Ne pas confondre Mazâr-e Charif avec Laurel et Hardy. Mazâr-e Charif est afghan, tandis que Laurel et Hardy sont universels. Un point commun tout de même : dans les deux cas, il est question de liberté. Laurel et Hardy ont donné aux spectateurs du monde entier le droit à un rire destructeur, parfois jusqu’à l’anarchie. A Mazâr-e Charif, un jeune journaliste de vingt-trois ans, dénommé Sayed Perwiz Kambakhsh, avait cru aussi que la liberté de s’exprimer aère le cerveau. Mal lui en a pris. Le tribunal l’a condamné à mort. A mort ! Pour avoir reproduit les commentaires d’un site iranien (où apparemment la liberté de penser est plus grande qu’en Afghanistan) à propos de la place de la femme dans le Coran. La femme doit être l’égal de l’homme, écrivait-il. Et puisque l’homme a droit à plusieurs femmes, pourquoi la femme ne pourrait-elle revendiquer un droit équivalent ? Blasphème ! ont tranché les juges du cru en envoyant le jeune homme en enfer. Où il rejoindra Giordano Bruno, Salman Rushdie et quelques autres imprudents à la langue trop pendue. Rôtir en bonne compagnie, est-ce vraiment une consolation ?

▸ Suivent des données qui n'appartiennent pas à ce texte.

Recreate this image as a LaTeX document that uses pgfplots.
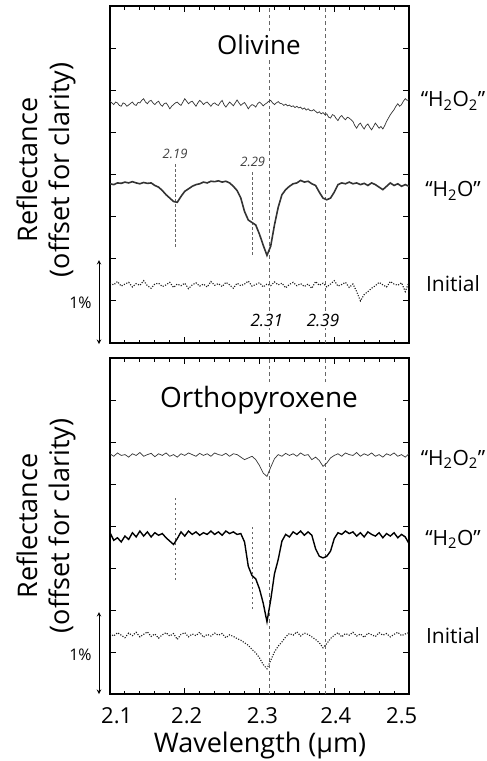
\documentclass[border=0pt]{standalone}
\usepackage{fontspec}
\setmainfont{Open Sans}
\usepackage{pgfplots}
\usepackage{pgfplotstable}
\pgfplotsset{compat=1.18}

% Olivine "H2O2" (dense)
\pgfplotstableread{
x y
2.1000 5.74
2.1025 5.70
2.1050 5.66
2.1075 5.72
2.1100 5.70
2.1125 5.64
2.1150 5.62
2.1175 5.70
2.1200 5.68
2.1225 5.62
2.1250 5.65
2.1275 5.69
2.1300 5.72
2.1325 5.66
2.1350 5.64
2.1375 5.71
2.1400 5.70
2.1425 5.76
2.1450 5.80
2.1475 5.72
2.1500 5.68
2.1525 5.74
2.1550 5.76
2.1575 5.70
2.1600 5.66
2.1625 5.71
2.1650 5.74
2.1675 5.66
2.1700 5.62
2.1725 5.68
2.1750 5.70
2.1775 5.64
2.1800 5.56
2.1825 5.62
2.1850 5.66
2.1875 5.70
2.1900 5.72
2.1925 5.67
2.1950 5.64
2.1975 5.72
2.2000 5.80
2.2025 5.74
2.2050 5.68
2.2075 5.72
2.2100 5.74
2.2125 5.68
2.2150 5.62
2.2175 5.70
2.2200 5.76
2.2225 5.72
2.2250 5.66
2.2275 5.70
2.2300 5.72
2.2325 5.67
2.2350 5.62
2.2375 5.68
2.2400 5.70
2.2425 5.66
2.2450 5.64
2.2475 5.71
2.2500 5.76
2.2525 5.66
2.2550 5.60
2.2575 5.66
2.2600 5.72
2.2625 5.68
2.2650 5.63
2.2675 5.70
2.2700 5.77
2.2725 5.70
2.2750 5.64
2.2775 5.68
2.2800 5.71
2.2825 5.64
2.2850 5.56
2.2875 5.62
2.2900 5.66
2.2925 5.64
2.2950 5.60
2.2975 5.68
2.3000 5.72
2.3025 5.68
2.3050 5.63
2.3075 5.67
2.3100 5.70
2.3125 5.74
2.3150 5.76
2.3175 5.70
2.3200 5.66
2.3225 5.70
2.3250 5.73
2.3275 5.69
2.3300 5.68
2.3325 5.64
2.3350 5.67
2.3375 5.63
2.3400 5.65
2.3425 5.61
2.3450 5.63
2.3475 5.59
2.3500 5.62
2.3525 5.58
2.3550 5.60
2.3575 5.55
2.3600 5.58
2.3625 5.53
2.3650 5.56
2.3675 5.52
2.3700 5.51
2.3725 5.54
2.3750 5.50
2.3775 5.46
2.3800 5.49
2.3825 5.44
2.3850 5.47
2.3875 5.42
2.3900 5.44
2.3925 5.36
2.3950 5.34
2.3975 5.42
2.4000 5.40
2.4025 5.33
2.4050 5.28
2.4075 5.36
2.4100 5.40
2.4125 5.34
2.4150 5.30
2.4175 5.36
2.4200 5.34
2.4225 5.30
2.4250 5.26
2.4275 5.16
2.4300 5.10
2.4325 5.18
2.4350 5.22
2.4375 5.14
2.4400 5.08
2.4425 5.16
2.4450 5.20
2.4475 5.12
2.4500 5.06
2.4525 5.14
2.4550 5.22
2.4575 5.16
2.4600 5.10
2.4625 5.14
2.4650 5.08
2.4675 5.16
2.4700 5.26
2.4725 5.34
2.4750 5.42
2.4775 5.48
2.4800 5.54
2.4825 5.62
2.4850 5.68
2.4875 5.62
2.4900 5.66
2.4925 5.74
2.4950 5.80
2.4975 5.76
2.5000 5.78
}\olivA

% Olivine "H2O" (b) and Initial (c)
\pgfplotstableread{
x b c
2.100 3.78 1.42
2.105 3.76 1.38
2.110 3.80 1.46
2.115 3.79 1.35
2.120 3.82 1.40
2.125 3.80 1.44
2.130 3.83 1.33
2.135 3.80 1.41
2.140 3.78 1.37
2.145 3.81 1.48
2.150 3.79 1.36
2.155 3.80 1.30
2.160 3.74 1.40
2.165 3.70 1.42
2.170 3.62 1.34
2.175 3.52 1.38
2.180 3.44 1.44
2.185 3.36 1.32
2.190 3.34 1.40
2.195 3.48 1.36
2.200 3.60 1.42
2.205 3.66 1.29
2.210 3.72 1.38
2.215 3.76 1.43
2.220 3.78 1.35
2.225 3.82 1.40
2.230 3.80 1.33
2.235 3.84 1.46
2.240 3.83 1.37
2.245 3.85 1.41
2.250 3.82 1.34
2.255 3.84 1.44
2.260 3.80 1.38
2.265 3.72 1.30
2.270 3.62 1.42
2.275 3.44 1.36
2.280 3.12 1.40
2.285 2.92 1.47
2.290 2.86 1.35
2.295 2.80 1.39
2.300 2.58 1.43
2.305 2.32 1.33
2.310 2.08 1.40
2.315 2.30 1.36
2.320 2.80 1.45
2.325 3.22 1.38
2.330 3.52 1.42
2.335 3.64 1.31
2.340 3.72 1.39
2.345 3.78 1.44
2.350 3.80 1.36
2.355 3.86 1.41
2.360 3.82 1.34
2.365 3.84 1.40
2.370 3.78 1.30
2.375 3.74 1.46
2.380 3.58 1.37
2.385 3.44 1.42
2.390 3.40 1.33
2.395 3.44 1.40
2.400 3.58 1.48
2.405 3.76 1.35
2.410 3.80 1.39
2.415 3.78 1.44
2.420 3.82 1.32
2.425 3.78 1.40
2.430 3.80 1.22
2.435 3.76 1.00
2.440 3.79 1.15
2.445 3.74 1.22
2.450 3.80 1.30
2.455 3.76 1.36
2.460 3.70 1.44
2.465 3.64 1.38
2.470 3.72 1.33
2.475 3.80 1.46
2.480 3.74 1.40
2.485 3.78 1.37
2.490 3.72 1.43
2.495 3.76 1.22
2.500 3.72 1.45
}\olivine

% Orthopyroxene: "H2O2" (a), "H2O" (b), Initial (c)
\pgfplotstableread{
x a b c
2.100 5.72 3.84 1.44
2.105 5.66 3.66 1.38
2.110 5.74 3.72 1.46
2.115 5.68 3.62 1.40
2.120 5.70 3.76 1.34
2.125 5.64 3.68 1.45
2.130 5.72 3.84 1.39
2.135 5.68 3.74 1.47
2.140 5.75 3.88 1.36
2.145 5.66 3.76 1.42
2.150 5.70 3.86 1.48
2.155 5.73 3.74 1.37
2.160 5.65 3.84 1.43
2.165 5.72 3.78 1.33
2.170 5.68 3.82 1.41
2.175 5.74 3.72 1.46
2.180 5.66 3.64 1.38
2.185 5.70 3.56 1.44
2.190 5.64 3.70 1.30
2.195 5.72 3.86 1.42
2.200 5.68 3.76 1.46
2.205 5.74 3.88 1.36
2.210 5.70 3.80 1.43
2.215 5.66 3.86 1.39
2.220 5.73 3.78 1.47
2.225 5.68 3.84 1.35
2.230 5.72 3.80 1.42
2.235 5.66 3.88 1.38
2.240 5.74 3.80 1.45
2.245 5.70 3.86 1.40
2.250 5.68 3.78 1.44
2.255 5.73 3.88 1.34
2.260 5.66 3.82 1.41
2.265 5.72 3.86 1.37
2.270 5.70 3.80 1.32
2.275 5.64 3.82 1.28
2.280 5.58 3.62 1.22
2.285 5.62 3.04 1.16
2.290 5.66 2.82 1.06
2.295 5.58 2.74 0.98
2.300 5.44 2.50 0.86
2.305 5.26 2.16 0.70
2.310 5.18 1.72 0.60
2.315 5.40 2.24 0.80
2.320 5.60 2.86 1.00
2.325 5.70 3.20 1.14
2.330 5.66 3.64 1.24
2.335 5.73 3.80 1.36
2.340 5.68 3.74 1.44
2.345 5.72 3.86 1.40
2.350 5.66 3.80 1.48
2.355 5.74 3.88 1.38
2.360 5.68 3.78 1.45
2.365 5.70 3.86 1.42
2.370 5.58 3.78 1.36
2.375 5.64 3.46 1.30
2.380 5.56 3.28 1.22
2.385 5.42 3.24 1.10
2.390 5.50 3.28 1.20
2.395 5.62 3.40 1.32
2.400 5.68 3.70 1.40
2.405 5.72 3.84 1.46
2.410 5.66 3.80 1.36
2.415 5.74 3.88 1.44
2.420 5.70 3.82 1.40
2.425 5.68 3.86 1.47
2.430 5.75 3.76 1.38
2.435 5.66 3.84 1.43
2.440 5.72 3.74 1.35
2.445 5.68 3.86 1.45
2.450 5.74 3.80 1.41
2.455 5.66 3.76 1.37
2.460 5.70 3.84 1.46
2.465 5.64 3.72 1.40
2.470 5.72 3.82 1.44
2.475 5.68 3.76 1.36
2.480 5.74 3.84 1.42
2.485 5.66 3.72 1.47
2.490 5.70 3.80 1.39
2.495 5.64 3.74 1.43
2.500 5.72 3.58 1.46
}\ortho

\tikzset{
  dline/.style={black!60, line width=0.8pt, dash pattern=on 3.5pt off 3pt},
  sline/.style={black!60, line width=0.8pt, dash pattern=on 2.5pt off 2.5pt},
}
\pgfplotsset{
  panel/.style={
    scale only axis, width=299pt,
    xmin=2.1, xmax=2.5, ymin=0, ymax=8,
    xtick={2.1,2.2,2.3,2.4,2.5}, minor x tick num=4,
    xticklabels={},
    ytick={1,2,3,4,5,6,7}, yticklabels={},
    tick align=inside,
    major tick length=6pt, minor tick length=3.5pt,
    axis line style={line width=1.3pt},
    major tick style={line width=1pt, black},
    minor tick style={line width=1pt, black},
  },
  thinser/.style={black!80, line width=0.7pt},
  thickser/.style={black!80, line width=1.6pt},
  initser/.style={black!90, line width=1.1pt, dash pattern=on 1.1pt off 1.5pt},
}

\begin{document}
\begin{tikzpicture}
\useasboundingbox (0pt,-761pt) rectangle (487pt,0pt);

% ---------------- Olivine ----------------
\begin{axis}[panel, at={(110pt,-6pt)}, anchor=north west, height=337pt]
\draw[dline] (axis cs:2.3127,0) -- (axis cs:2.3127,8);
\draw[dline] (axis cs:2.3876,0) -- (axis cs:2.3876,8);
\draw[sline] (axis cs:2.187,2.28) -- (axis cs:2.187,4.27);
\draw[sline] (axis cs:2.291,2.09) -- (axis cs:2.291,4.06);
\addplot[thinser] table[x=x,y=y] {\olivA};
\addplot[thickser] table[x=x,y=b] {\olivine};
\addplot[initser] table[x=x,y=c] {\olivine};
\node[fill=white, inner sep=2pt, anchor=base, font=\fontsize{26}{26}\selectfont] at (axis cs:2.2993,6.84) {Olivine};
\node[fill=white, inner sep=1pt, anchor=base, font=\fontsize{17}{17}\selectfont\itshape] at (axis cs:2.3097,0.38) {2.31};
\node[fill=white, inner sep=1pt, anchor=base, font=\fontsize{17}{17}\selectfont\itshape] at (axis cs:2.385,0.38) {2.39};
\node[inner sep=1pt, anchor=base, font=\fontsize{13}{13}\selectfont\itshape, text=black!75] at (axis cs:2.187,4.37) {2.19};
\node[inner sep=1pt, anchor=base, font=\fontsize{13}{13}\selectfont\itshape, text=black!75] at (axis cs:2.291,4.18) {2.29};
\end{axis}

% ---------------- Orthopyroxene ----------------
\begin{axis}[panel, at={(110pt,-358pt)}, anchor=north west, height=336pt]
\draw[dline] (axis cs:2.3127,0) -- (axis cs:2.3127,8);
\draw[dline] (axis cs:2.3876,0) -- (axis cs:2.3876,8);
\draw[sline] (axis cs:2.187,2.71) -- (axis cs:2.187,4.69);
\draw[sline] (axis cs:2.291,2.02) -- (axis cs:2.291,4.02);
\addplot[thinser] table[x=x,y=a] {\ortho};
\addplot[black, line width=1.4pt] table[x=x,y=b] {\ortho};
\addplot[initser] table[x=x,y=c] {\ortho};
\node[fill=white, inner sep=2pt, anchor=base, font=\fontsize{28}{28}\selectfont] at (axis cs:2.2993,6.81) {Orthopyroxene};
\end{axis}

% ---------------- annotations ----------------
\foreach \yc in {-170,-526}{
  \node[rotate=90, align=center, font=\fontsize{27}{32}\selectfont] at (46pt,\yc pt) {Reflectance\\(offset for clarity)};
}
\draw[<->, >=stealth, line width=1pt] (99pt,-260pt) -- (99pt,-344pt);
\draw[<->, >=stealth, line width=1pt] (99pt,-612pt) -- (99pt,-694pt);
\node[font=\fontsize{16}{16}\selectfont] at (80.5pt,-303pt) {1\%};
\node[font=\fontsize{16}{16}\selectfont] at (80.5pt,-655pt) {1\%};

\node[anchor=base, font=\fontsize{21}{21}\selectfont] at (453pt,-106.7pt) {“H\textsubscript{2}O\textsubscript{2}”};
\node[anchor=base, font=\fontsize{21}{21}\selectfont] at (453pt,-196.7pt) {“H\textsubscript{2}O”};
\node[anchor=base, font=\fontsize{21}{21}\selectfont] at (453pt,-291.7pt) {Initial};
\node[anchor=base, font=\fontsize{21}{21}\selectfont] at (453pt,-465pt) {“H\textsubscript{2}O\textsubscript{2}”};
\node[anchor=base, font=\fontsize{21}{21}\selectfont] at (453pt,-545pt) {“H\textsubscript{2}O”};
\node[anchor=base, font=\fontsize{21}{21}\selectfont] at (453pt,-643pt) {Initial};

% x tick labels
\foreach \xp/\lab in {116.7/2.1, 186.7/2.2, 262.5/2.3, 335.8/2.4, 401.7/2.5}{
  \node[anchor=base, font=\fontsize{22}{22}\selectfont] at (\xp pt,-723pt) {\lab};
}
\node[anchor=base, font=\fontsize{27}{27}\selectfont] at (260pt,-752pt) {Wavelength (µm)};
\end{tikzpicture}
\end{document}
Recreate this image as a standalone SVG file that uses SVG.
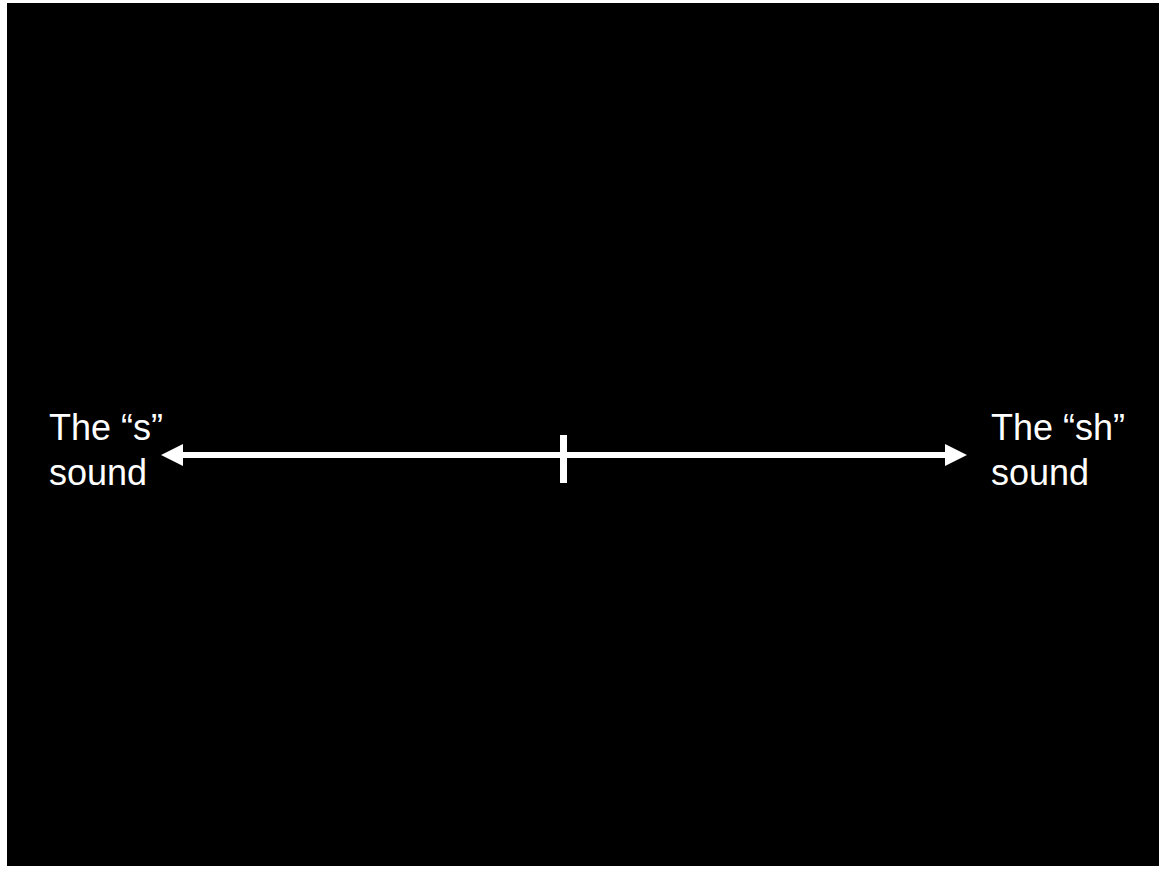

D’après la météo, il fait à peine zéro degré à Mazâr-e Charif. Le froid ambiant explique sans doute que les juges aient préféré siéger à huit clos (le public qui entre dans la salle d’audience, ce sont des courants d’air garantis) et sans avocat (plus vite terminé, plus vite au chaud devant un bon verre de thé). Selon le président de l’Association des journalistes indépendants d’Afghanistan (rapporté par Reporters sans frontières) Sayed Perwiz Kambakhsh a un autre défaut, un frère, lui aussi plumitif (tous piqués dans cette famille ?) qui a publié des articles critiques dénonçant les abus des seigneurs de la guerre qui mettent la région en coupe réglée.
C’est dans ce sympathique et accueillant pays que débarque un contingent supplémentaire de militaires belges. Certes, notre ministre des affaires étrangères s’est fendu d’une convocation de l’ambassadeur afghan et d’un appel à son gouvernement sur l’air de démocratie et droits de l’homme doivent être respectés (ou au moins veiller à ne pas étaler leurs violations dans la presse). A quoi, les autorités afghanes ont opposé, aussi sec, le respect de la séparation des pouvoirs. Ah ! « L’état de droit », encore un beau cadeau de l’Occident, avec les armes et les 4×4. Pavot, pas pris.
A propos, ne ratez pas le splendide documentaire belge de Dan Alexe « Cabale à Kaboul », images décalées sur les deux derniers Juifs de la capitale afghane qui vivent, en se haïssant, dans une synagogue en ruines. Un film tranchant sur ce pays de nulle part, où la « justice » se rend sous le regard indifférent des soldats de l’OTAN.